アレルギーのある子どもたちには、「アレルギーマーチ」と言って成長とともにアトピー性皮膚炎や食物アレルギー、ぜん息など異なる症状が次々と出てくる傾向があります。なかでも食物アレルギーの子どもたちが増えており、症状によっては生命にも関わる重要な問題になっています。かつては、原因食物を摂取させない「食物除去」が治療の主流でした。しかし、食物アレルギーの考え方が変わり、原因食物を少量ずつ摂取させ、食べられる量を増やしていく試みが行われます。摂取が可能な量を積極的に増やすため経口免疫療法が試みられていますが、重篤なアレルギー症状が起きる危険性が問題になっています。
未来を担う子どもたちのために
現在、私はより安全な免疫療法の開発に向けて研究を進めています。原因食物を直接食べるのではなく、その原因食物の成分等を含んだナノ粒子にし、ごく少量を皮膚に投与、アレルギー反応をおこさずに免疫の働き方を変える免疫療法を検討していす。免疫の働き方を変えることにより、原因食物を摂取しても消化管の粘膜でおきるアレルギー反応を抑制することで、食物アレルギーを克服することを目標にしています。
いつかは、食物アレルギーだけでなく、ぜん息など他のアレルギー疾患の本態に迫って、完治につなげられる免疫療法を確立したいと思います。

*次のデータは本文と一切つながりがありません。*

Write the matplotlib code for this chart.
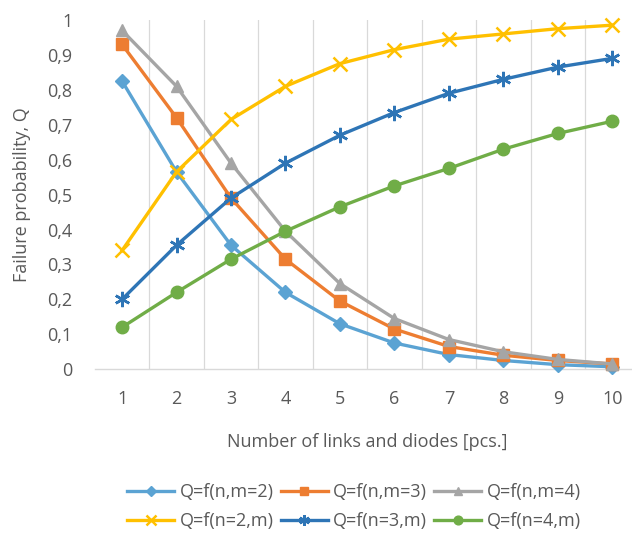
import matplotlib
matplotlib.use("Agg")
import matplotlib.pyplot as plt
from matplotlib.ticker import FuncFormatter

plt.rcParams['font.family'] = ['Open Sans', 'DejaVu Sans']

n = [1, 2, 3, 4, 5, 6, 7, 8, 9, 10]
q_m2 = [0.825, 0.565, 0.355, 0.22, 0.13, 0.075, 0.042, 0.025, 0.013, 0.007]
q_m3 = [0.93, 0.72, 0.49, 0.315, 0.195, 0.115, 0.065, 0.04, 0.025, 0.015]
q_m4 = [0.97, 0.81, 0.59, 0.395, 0.245, 0.145, 0.085, 0.05, 0.028, 0.015]
q_n2 = [0.34, 0.565, 0.715, 0.81, 0.875, 0.915, 0.945, 0.96, 0.975, 0.985]
q_n3 = [0.2, 0.355, 0.49, 0.59, 0.67, 0.735, 0.79, 0.83, 0.865, 0.89]
q_n4 = [0.12, 0.22, 0.315, 0.395, 0.465, 0.525, 0.575, 0.63, 0.675, 0.71]
labels = ["Q=f(n,m=2)", "Q=f(n,m=3)", "Q=f(n,m=4)",
          "Q=f(n=2,m)", "Q=f(n=3,m)", "Q=f(n=4,m)"]

series = [
    (q_m2, "#5BA3D3", "D", 7),
    (q_m3, "#ED7D31", "s", 8),
    (q_m4, "#A5A5A5", "^", 8),
    (q_n2, "#FFC000", "x", 10),
    (q_n3, "#2E75B6", (6, 2, 0), 11),
    (q_n4, "#70AD47", "o", 9),
]

fig = plt.figure(figsize=(6.32, 5.39), dpi=100)
ax = fig.add_axes([0.150, 0.315, 0.862, 0.648])

handles = []
for (vals, col, mk, ms), lab in zip(series, labels):
    mew = 1.8 if mk in ("x",) or isinstance(mk, tuple) else 1
    h, = ax.plot(n, vals, color=col, lw=2.4, marker=mk, markersize=ms,
                 markeredgewidth=mew, markeredgecolor=col, markerfacecolor=col,
                 label=lab, zorder=3, clip_on=False)
    handles.append(h)

ax.set_xlim(0.5, 10.5)
ax.set_ylim(0, 1)
ax.set_xticks(n)
ax.set_yticks([i / 10 for i in range(11)])
ax.yaxis.set_major_formatter(FuncFormatter(
    lambda v, p: "0" if abs(v) < 1e-9 else ("1" if abs(v - 1) < 1e-9 else ("%.1f" % v).replace(".", ","))))
for xg in [i + 0.5 for i in range(1, 10)]:
    ax.axvline(xg, color="#D9D9D9", lw=0.9, zorder=1)

for s in ["top", "right", "left"]:
    ax.spines[s].set_visible(False)
ax.spines["bottom"].set_color("#D9D9D9")
ax.spines["bottom"].set_linewidth(1)
ax.tick_params(axis="both", length=0, labelsize=13, colors="#595959")
ax.tick_params(axis="x", pad=15)
ax.tick_params(axis="y", pad=16)

ax.set_xlabel("Number of links and diodes [pcs.]", fontsize=13, color="#595959", labelpad=18)
ax.set_ylabel("Failure probability, Q", fontsize=13, color="#595959", labelpad=12)

order = [0, 3, 1, 4, 2, 5]
leg = fig.legend([handles[i] for i in order], [labels[i] for i in order],
                 loc="center", bbox_to_anchor=(0.56, 0.06), ncol=3, frameon=False,
                 fontsize=13, handlelength=2.6, columnspacing=0.4, handletextpad=0.3,
                 labelspacing=0.6, markerscale=0.7)
for t in leg.get_texts():
    t.set_color("#595959")

fig.savefig("out.png", dpi=100, facecolor="white")
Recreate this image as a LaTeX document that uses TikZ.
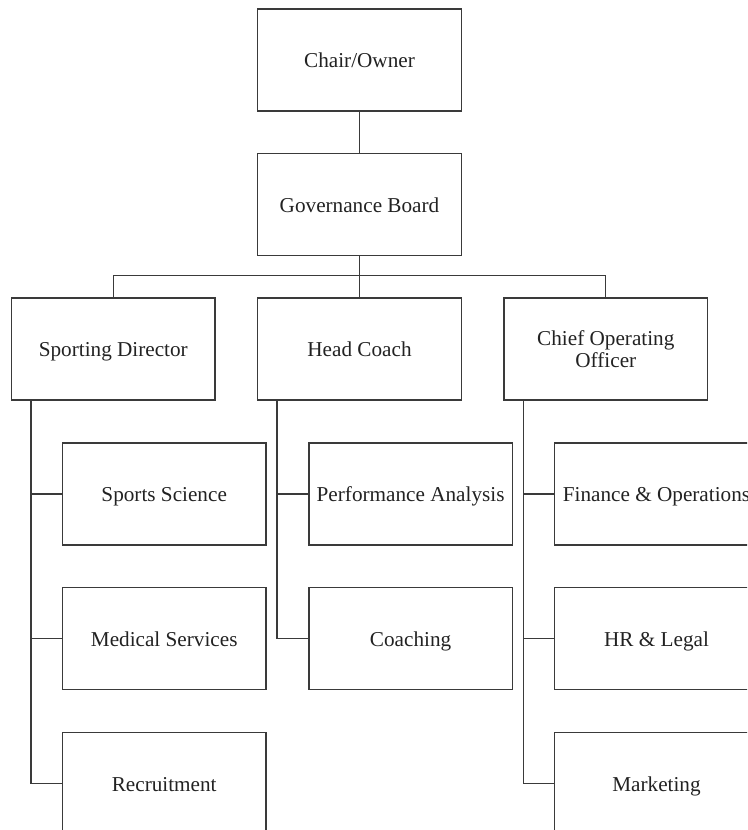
\documentclass[tikz,border=0pt]{standalone}
\usepackage{fontspec}
\setmainfont{Liberation Serif}
\definecolor{linec}{HTML}{3A3A3A}
\definecolor{textc}{HTML}{222222}
\begin{document}
\begin{tikzpicture}[x=0.75pt,y=-0.75pt,
  box/.style={draw=linec,line width=1pt,minimum width=152.6pt,minimum height=76.5pt,inner sep=0pt,
    text=textc,font=\fontsize{15.9}{16.4}\selectfont,align=center},
  onebox/.style={box,text height=12pt,text depth=0.4pt},
  conn/.style={draw=linec,line width=1pt}]
\useasboundingbox (0,0) rectangle (747,830);
\clip (0,0) rectangle (747,830);
\node[onebox] (chair) at (359.5,60) {Chair/Owner};
\node[onebox] (gov) at (359.5,204.5) {Governance Board};
\node[onebox] (sd) at (113.3,349) {Sporting Director};
\node[onebox] (hc) at (359.5,349) {Head Coach};
\node[box] (coo) at (605.8,349) {Chief Operating\\Officer};
\node[onebox] (ss) at (164.2,494) {Sports Science};
\node[onebox] (ms) at (164.2,638.7) {Medical Services};
\node[onebox] (rec) at (164.2,783.3) {Recruitment};
\node[onebox] (pa) at (410.6,494) {Performance Analysis};
\node[onebox] (co) at (410.6,638.7) {Coaching};
\node[onebox] (fo) at (656.5,494) {Finance \& Operations};
\node[onebox] (hr) at (656.5,638.7) {HR \& Legal};
\node[onebox] (mk) at (656.5,783.3) {Marketing};
\draw[conn] (chair.south) -- (gov.north);
\draw[conn] (gov.south) -- (hc.north);
\draw[conn] (sd.north) -- ++(0,-21.6) -| (coo.north);
\foreach \p/\c in {sd/ss,sd/ms,sd/rec,hc/pa,hc/co,coo/fo,coo/hr,coo/mk}{
  \draw[conn] ([xshift=15pt]\p.south west) |- (\c.west);
}
\end{tikzpicture}
\end{document}
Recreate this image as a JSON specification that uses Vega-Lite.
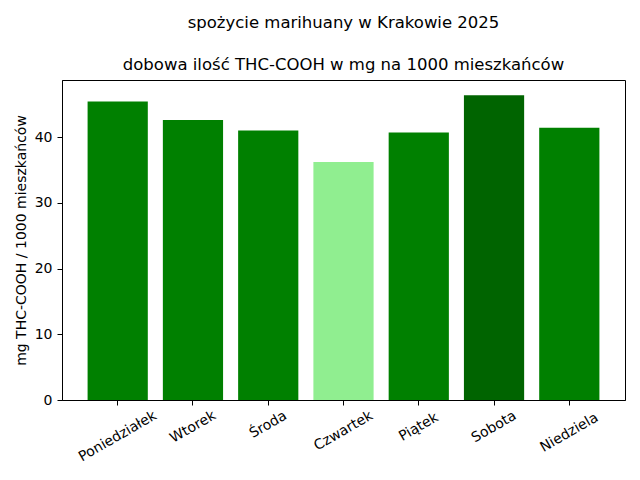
{
  "$schema": "https://vega.github.io/schema/vega-lite/v6.json",
  "autosize": {"type": "none"},
  "padding": {"left": 62, "top": 80, "right": 15, "bottom": 80},
  "width": 563,
  "height": 320,
  "title": {
    "text": ["spożycie marihuany w Krakowie 2025", "dobowa ilość THC-COOH w mg na 1000 mieszkańców"],
    "font": "DejaVu Sans",
    "fontSize": 16.5,
    "fontWeight": "normal",
    "color": "black",
    "lineHeight": 42,
    "anchor": "middle",
    "offset": 7
  },
  "data": {
    "values": [
      {"dzien": "Poniedziałek", "thc": 45.4},
      {"dzien": "Wtorek", "thc": 42.6},
      {"dzien": "Środa", "thc": 41.0},
      {"dzien": "Czwartek", "thc": 36.2},
      {"dzien": "Piątek", "thc": 40.7},
      {"dzien": "Sobota", "thc": 46.35},
      {"dzien": "Niedziela", "thc": 41.4}
    ]
  },
  "mark": "bar",
  "encoding": {
    "x": {
      "field": "dzien",
      "type": "nominal",
      "sort": null,
      "title": null,
      "scale": {"paddingInner": 0.2, "paddingOuter": 0.34},
      "axis": {
        "labelAngle": -30,
        "labelAlign": "center",
        "labelBaseline": "middle",
        "labelPadding": {
          "condition": [
            {"test": "datum.label == 'Poniedziałek'", "value": 31},
            {"test": "datum.label == 'Niedziela'", "value": 27.2},
            {"test": "datum.label == 'Czwartek'", "value": 25.5},
            {"test": "datum.label == 'Środa'", "value": 19.3}
          ],
          "value": 21.6
        },
        "labelFont": "DejaVu Sans",
        "labelFontSize": 14,
        "labelColor": "black",
        "tickColor": "black",
        "tickSize": 5,
        "domainColor": "black"
      }
    },
    "y": {
      "field": "thc",
      "type": "quantitative",
      "title": "mg THC-COOH / 1000 mieszkańców",
      "scale": {"domain": [0, 48.67], "nice": false},
      "axis": {
        "values": [0, 10, 20, 30, 40],
        "grid": false,
        "labelFont": "DejaVu Sans",
        "labelFontSize": 14,
        "labelColor": "black",
        "labelPadding": 5,
        "tickColor": "black",
        "tickSize": 5,
        "domainColor": "black",
        "titleFont": "DejaVu Sans",
        "titleFontSize": 14,
        "titleFontWeight": "normal",
        "titleColor": "black",
        "titlePadding": 6
      }
    },
    "color": {
      "field": "dzien",
      "type": "nominal",
      "legend": null,
      "scale": {
        "domain": ["Poniedziałek", "Wtorek", "Środa", "Czwartek", "Piątek", "Sobota", "Niedziela"],
        "range": ["#008000", "#008000", "#008000", "#90ee90", "#008000", "#006400", "#008000"]
      }
    }
  },
  "config": {
    "view": {"stroke": "black", "strokeWidth": 1},
    "background": "white"
  }
}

研修医の頃、ぜん息に長期にわたって苦しみ、命を落とす子どもたちの診療に携わりました。この子たちの未来を救いたいとの思いが、小児科医を目指したきっかけです。 子どもたちが将来、これらの病気に苦しまなくても済むよう支えて行く過程が医師として成長できる、それが小児科医の醍醐味だと私は考えています。
出張時の新幹線の中や待ち時間の間で読書するのが楽しみです。
歴史ものなどを、いろんな図書館をはしごして借りています。